===== Material
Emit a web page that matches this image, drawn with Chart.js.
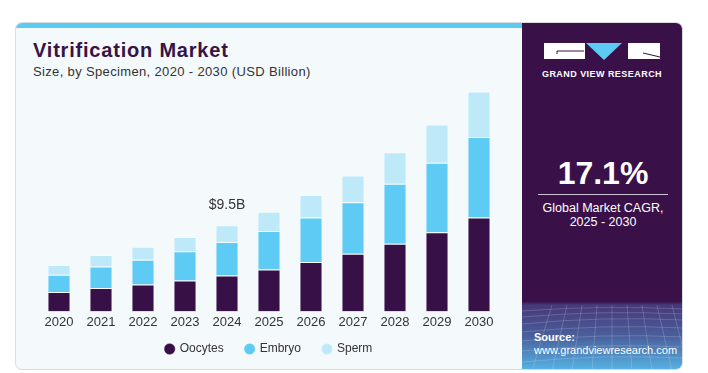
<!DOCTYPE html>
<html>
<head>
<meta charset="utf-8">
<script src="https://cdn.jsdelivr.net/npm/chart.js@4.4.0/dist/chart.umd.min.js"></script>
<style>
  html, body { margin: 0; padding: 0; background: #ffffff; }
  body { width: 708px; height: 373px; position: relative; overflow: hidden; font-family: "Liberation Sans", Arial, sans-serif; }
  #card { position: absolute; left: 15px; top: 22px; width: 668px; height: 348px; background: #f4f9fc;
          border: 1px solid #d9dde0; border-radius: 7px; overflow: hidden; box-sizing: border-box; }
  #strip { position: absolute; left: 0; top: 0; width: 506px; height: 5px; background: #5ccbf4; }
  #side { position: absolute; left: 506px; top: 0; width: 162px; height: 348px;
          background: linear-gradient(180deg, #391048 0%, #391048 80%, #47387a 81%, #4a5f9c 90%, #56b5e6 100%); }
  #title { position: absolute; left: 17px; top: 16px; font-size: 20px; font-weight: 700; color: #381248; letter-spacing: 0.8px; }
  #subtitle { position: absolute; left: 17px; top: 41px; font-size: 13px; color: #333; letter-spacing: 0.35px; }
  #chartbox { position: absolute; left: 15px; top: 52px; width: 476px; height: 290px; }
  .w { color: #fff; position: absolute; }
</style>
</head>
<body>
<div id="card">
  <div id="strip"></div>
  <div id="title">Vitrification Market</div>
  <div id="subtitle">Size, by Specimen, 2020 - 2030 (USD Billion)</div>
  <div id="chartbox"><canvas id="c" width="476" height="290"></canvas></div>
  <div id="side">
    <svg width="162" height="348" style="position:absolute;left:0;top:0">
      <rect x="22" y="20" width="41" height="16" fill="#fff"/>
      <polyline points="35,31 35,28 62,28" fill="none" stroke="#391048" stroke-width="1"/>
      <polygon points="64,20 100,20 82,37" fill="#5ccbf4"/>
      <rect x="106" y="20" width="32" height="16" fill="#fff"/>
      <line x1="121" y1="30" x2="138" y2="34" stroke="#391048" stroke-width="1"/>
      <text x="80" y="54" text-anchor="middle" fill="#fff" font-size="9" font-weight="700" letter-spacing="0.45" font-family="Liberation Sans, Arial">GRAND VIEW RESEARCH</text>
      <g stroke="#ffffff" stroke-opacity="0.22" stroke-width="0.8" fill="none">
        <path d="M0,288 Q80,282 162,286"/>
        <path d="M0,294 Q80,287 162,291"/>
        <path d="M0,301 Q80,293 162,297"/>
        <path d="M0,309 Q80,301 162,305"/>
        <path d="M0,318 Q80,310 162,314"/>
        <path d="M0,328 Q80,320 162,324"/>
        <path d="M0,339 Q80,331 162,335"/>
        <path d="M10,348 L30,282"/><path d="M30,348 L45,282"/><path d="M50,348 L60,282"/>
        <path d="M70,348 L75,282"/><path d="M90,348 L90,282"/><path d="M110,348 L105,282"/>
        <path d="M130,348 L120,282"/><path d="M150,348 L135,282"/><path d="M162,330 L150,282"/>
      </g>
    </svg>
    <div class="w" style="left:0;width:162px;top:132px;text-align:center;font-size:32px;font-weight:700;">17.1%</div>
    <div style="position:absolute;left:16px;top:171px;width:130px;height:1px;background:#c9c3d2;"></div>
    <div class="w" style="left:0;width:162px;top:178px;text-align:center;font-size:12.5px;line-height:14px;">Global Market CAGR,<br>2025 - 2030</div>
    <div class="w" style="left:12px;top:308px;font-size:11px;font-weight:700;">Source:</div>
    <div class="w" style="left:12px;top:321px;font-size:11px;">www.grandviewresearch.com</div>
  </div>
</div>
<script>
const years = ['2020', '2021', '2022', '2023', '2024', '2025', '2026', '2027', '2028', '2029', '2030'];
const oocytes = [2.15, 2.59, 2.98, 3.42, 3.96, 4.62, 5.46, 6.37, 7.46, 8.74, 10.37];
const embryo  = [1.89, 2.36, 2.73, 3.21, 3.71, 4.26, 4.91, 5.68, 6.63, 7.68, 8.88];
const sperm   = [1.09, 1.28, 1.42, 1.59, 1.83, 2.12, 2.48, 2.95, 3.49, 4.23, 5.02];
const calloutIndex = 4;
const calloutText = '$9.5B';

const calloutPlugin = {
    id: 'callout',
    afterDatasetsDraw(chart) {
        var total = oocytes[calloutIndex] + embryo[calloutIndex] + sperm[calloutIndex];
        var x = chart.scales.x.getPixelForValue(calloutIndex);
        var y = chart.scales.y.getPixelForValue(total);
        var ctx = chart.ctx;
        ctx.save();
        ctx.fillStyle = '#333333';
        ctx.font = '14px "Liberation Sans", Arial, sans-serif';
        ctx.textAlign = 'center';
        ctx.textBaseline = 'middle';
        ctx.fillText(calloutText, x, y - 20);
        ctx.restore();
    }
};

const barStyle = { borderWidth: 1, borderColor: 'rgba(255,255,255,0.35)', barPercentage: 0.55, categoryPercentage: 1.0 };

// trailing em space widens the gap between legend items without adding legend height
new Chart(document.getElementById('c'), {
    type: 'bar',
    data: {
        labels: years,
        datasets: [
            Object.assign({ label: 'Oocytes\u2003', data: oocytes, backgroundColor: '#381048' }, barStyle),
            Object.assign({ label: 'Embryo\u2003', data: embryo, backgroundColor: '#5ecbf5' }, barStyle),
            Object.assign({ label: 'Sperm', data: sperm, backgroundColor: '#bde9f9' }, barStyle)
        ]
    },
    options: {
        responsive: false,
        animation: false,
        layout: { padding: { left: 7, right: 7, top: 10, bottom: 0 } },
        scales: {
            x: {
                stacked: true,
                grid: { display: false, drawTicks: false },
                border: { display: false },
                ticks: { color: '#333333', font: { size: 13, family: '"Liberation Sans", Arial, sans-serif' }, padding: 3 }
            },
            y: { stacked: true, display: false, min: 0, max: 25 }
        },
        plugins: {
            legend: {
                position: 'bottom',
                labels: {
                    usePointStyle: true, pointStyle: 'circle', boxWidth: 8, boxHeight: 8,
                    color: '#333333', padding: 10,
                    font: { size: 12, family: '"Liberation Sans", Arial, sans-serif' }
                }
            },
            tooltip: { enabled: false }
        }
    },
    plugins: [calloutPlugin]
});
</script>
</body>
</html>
==========
Requirement | Your task is an exact transcription of all the data, minus the pictures.

Exercise result |
Emit a web page that matches this image, drawn with Chart.js.
<!DOCTYPE html>
<html>
<head>
<meta charset="utf-8">
<script src="https://cdn.jsdelivr.net/npm/chart.js@4.4.0/dist/chart.umd.min.js"></script>
<style>
  html, body { margin: 0; padding: 0; background: #ffffff; }
  body { width: 708px; height: 373px; position: relative; overflow: hidden; font-family: "Liberation Sans", Arial, sans-serif; }
  #card { position: absolute; left: 15px; top: 22px; width: 668px; height: 348px; background: #f4f9fc;
          border: 1px solid #d9dde0; border-radius: 7px; overflow: hidden; box-sizing: border-box; }
  #strip { position: absolute; left: 0; top: 0; width: 506px; height: 5px; background: #5ccbf4; }
  #side { position: absolute; left: 506px; top: 0; width: 162px; height: 348px;
          background: linear-gradient(180deg, #391048 0%, #391048 80%, #47387a 81%, #4a5f9c 90%, #56b5e6 100%); }
  #title { position: absolute; left: 17px; top: 16px; font-size: 20px; font-weight: 700; color: #381248; letter-spacing: 0.8px; }
  #subtitle { position: absolute; left: 17px; top: 41px; font-size: 13px; color: #333; letter-spacing: 0.35px; }
  #chartbox { position: absolute; left: 15px; top: 52px; width: 476px; height: 290px; }
  .w { color: #fff; position: absolute; }
</style>
</head>
<body>
<div id="card">
  <div id="strip"></div>
  <div id="title">Vitrification Market</div>
  <div id="subtitle">Size, by Specimen, 2020 - 2030 (USD Billion)</div>
  <div id="chartbox"><canvas id="c" width="476" height="290"></canvas></div>
  <div id="side">
    <svg width="162" height="348" style="position:absolute;left:0;top:0">
      <rect x="22" y="20" width="41" height="16" fill="#fff"/>
      <polyline points="35,31 35,28 62,28" fill="none" stroke="#391048" stroke-width="1"/>
      <polygon points="64,20 100,20 82,37" fill="#5ccbf4"/>
      <rect x="106" y="20" width="32" height="16" fill="#fff"/>
      <line x1="121" y1="30" x2="138" y2="34" stroke="#391048" stroke-width="1"/>
      <text x="80" y="54" text-anchor="middle" fill="#fff" font-size="9" font-weight="700" letter-spacing="0.45" font-family="Liberation Sans, Arial">GRAND VIEW RESEARCH</text>
      <g stroke="#ffffff" stroke-opacity="0.22" stroke-width="0.8" fill="none">
        <path d="M0,288 Q80,282 162,286"/>
        <path d="M0,294 Q80,287 162,291"/>
        <path d="M0,301 Q80,293 162,297"/>
        <path d="M0,309 Q80,301 162,305"/>
        <path d="M0,318 Q80,310 162,314"/>
        <path d="M0,328 Q80,320 162,324"/>
        <path d="M0,339 Q80,331 162,335"/>
        <path d="M10,348 L30,282"/><path d="M30,348 L45,282"/><path d="M50,348 L60,282"/>
        <path d="M70,348 L75,282"/><path d="M90,348 L90,282"/><path d="M110,348 L105,282"/>
        <path d="M130,348 L120,282"/><path d="M150,348 L135,282"/><path d="M162,330 L150,282"/>
      </g>
    </svg>
    <div class="w" style="left:0;width:162px;top:132px;text-align:center;font-size:32px;font-weight:700;">17.1%</div>
    <div style="position:absolute;left:16px;top:171px;width:130px;height:1px;background:#c9c3d2;"></div>
    <div class="w" style="left:0;width:162px;top:178px;text-align:center;font-size:12.5px;line-height:14px;">Global Market CAGR,<br>2025 - 2030</div>
    <div class="w" style="left:12px;top:308px;font-size:11px;font-weight:700;">Source:</div>
    <div class="w" style="left:12px;top:321px;font-size:11px;">www.grandviewresearch.com</div>
  </div>
</div>
<script>
const years = ['2020', '2021', '2022', '2023', '2024', '2025', '2026', '2027', '2028', '2029', '2030'];
const oocytes = [2.15, 2.59, 2.98, 3.42, 3.96, 4.62, 5.46, 6.37, 7.46, 8.74, 10.37];
const embryo  = [1.89, 2.36, 2.73, 3.21, 3.71, 4.26, 4.91, 5.68, 6.63, 7.68, 8.88];
const sperm   = [1.09, 1.28, 1.42, 1.59, 1.83, 2.12, 2.48, 2.95, 3.49, 4.23, 5.02];
const calloutIndex = 4;
const calloutText = '$9.5B';

const calloutPlugin = {
    id: 'callout',
    afterDatasetsDraw(chart) {
        var total = oocytes[calloutIndex] + embryo[calloutIndex] + sperm[calloutIndex];
        var x = chart.scales.x.getPixelForValue(calloutIndex);
        var y = chart.scales.y.getPixelForValue(total);
        var ctx = chart.ctx;
        ctx.save();
        ctx.fillStyle = '#333333';
        ctx.font = '14px "Liberation Sans", Arial, sans-serif';
        ctx.textAlign = 'center';
        ctx.textBaseline = 'middle';
        ctx.fillText(calloutText, x, y - 20);
        ctx.restore();
    }
};

const barStyle = { borderWidth: 1, borderColor: 'rgba(255,255,255,0.35)', barPercentage: 0.55, categoryPercentage: 1.0 };

// trailing em space widens the gap between legend items without adding legend height
new Chart(document.getElementById('c'), {
    type: 'bar',
    data: {
        labels: years,
        datasets: [
            Object.assign({ label: 'Oocytes\u2003', data: oocytes, backgroundColor: '#381048' }, barStyle),
            Object.assign({ label: 'Embryo\u2003', data: embryo, backgroundColor: '#5ecbf5' }, barStyle),
            Object.assign({ label: 'Sperm', data: sperm, backgroundColor: '#bde9f9' }, barStyle)
        ]
    },
    options: {
        responsive: false,
        animation: false,
        layout: { padding: { left: 7, right: 7, top: 10, bottom: 0 } },
        scales: {
            x: {
                stacked: true,
                grid: { display: false, drawTicks: false },
                border: { display: false },
                ticks: { color: '#333333', font: { size: 13, family: '"Liberation Sans", Arial, sans-serif' }, padding: 3 }
            },
            y: { stacked: true, display: false, min: 0, max: 25 }
        },
        plugins: {
            legend: {
                position: 'bottom',
                labels: {
                    usePointStyle: true, pointStyle: 'circle', boxWidth: 8, boxHeight: 8,
                    color: '#333333', padding: 10,
                    font: { size: 12, family: '"Liberation Sans", Arial, sans-serif' }
                }
            },
            tooltip: { enabled: false }
        }
    },
    plugins: [calloutPlugin]
});
</script>
</body>
</html>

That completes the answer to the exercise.